Het is dof, compact en massief en bezit ijzeroxiden en silicaten, waardoor de kleur rood, bruin, geel, groen of grijs kan zijn.
Mangaan doet jaspis groenig lijken, ijzer rood. Als de jaspis bruinachtig glimt, wordt hij ook wel hoornsteen of silex genoemd.
Het is een kwarts en bestaat uit microscopisch kleine kristalletjes. Doordat het een enigszins poreuze structuur heeft neemt het veel vreemde bestanddelen op.
Bij het stollen van kiezelzuur tot kwarts blijven kleine fijn verdeelde vreemde deeltjes in het zich vormende jaspis ingesloten en veroorzaken zo de kleur en tekening.
Zodoende ontstaan er verschillende soorten jaspis, die vaak worden beschreven met een fantasienaam. Zo is er bijvoorbeeld luipaardjaspis, slangenjaspis en dalmatiërjaspis.
Heel mooi is ook de oceaanjaspis.
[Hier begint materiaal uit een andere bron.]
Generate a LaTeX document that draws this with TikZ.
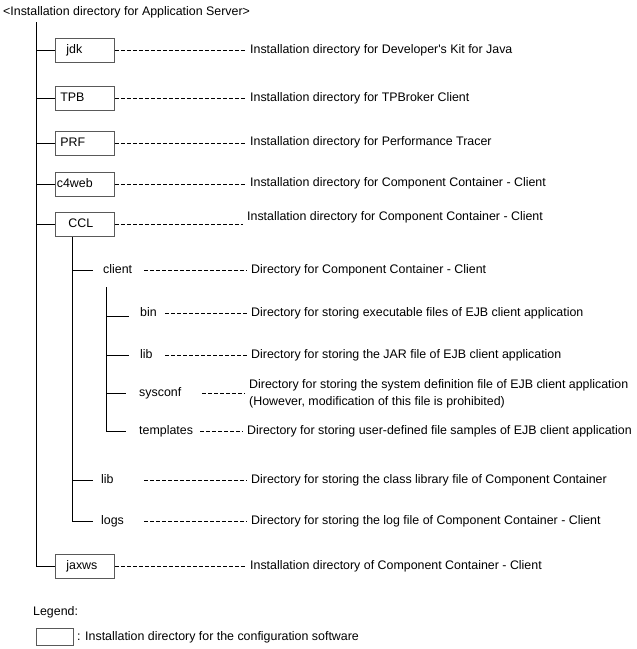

Deze steen is nog maar sinds kort verkrijgbaar en komt uit Madagascar, waar het bij eb wordt gevonden.
Bandjaspis is gestreept en wordt toegepast voor siersnijwerk en sieraden.
Mookaiet is een jaspis die alleen in Australië voorkomt. Het is een jaspis-opaalmengsel en ontstaat in verweringszones en als opvulling van spleten.
Alle jaspis is bijzonder geschikt om te worden bewerkt. Men maakt er o.a. gebruiksvoorwerpen en sieraden van.
In vroeger tijden werd jaspis als een bijzonder kostbare steen gezien. De Griekse betekenis van het woord jaspis is gespikkelde steen. De naam komt al in de bijbel voor.
In het stenen tijdperk werden van silex wapens en gebruiksvoorwerpen gemaakt.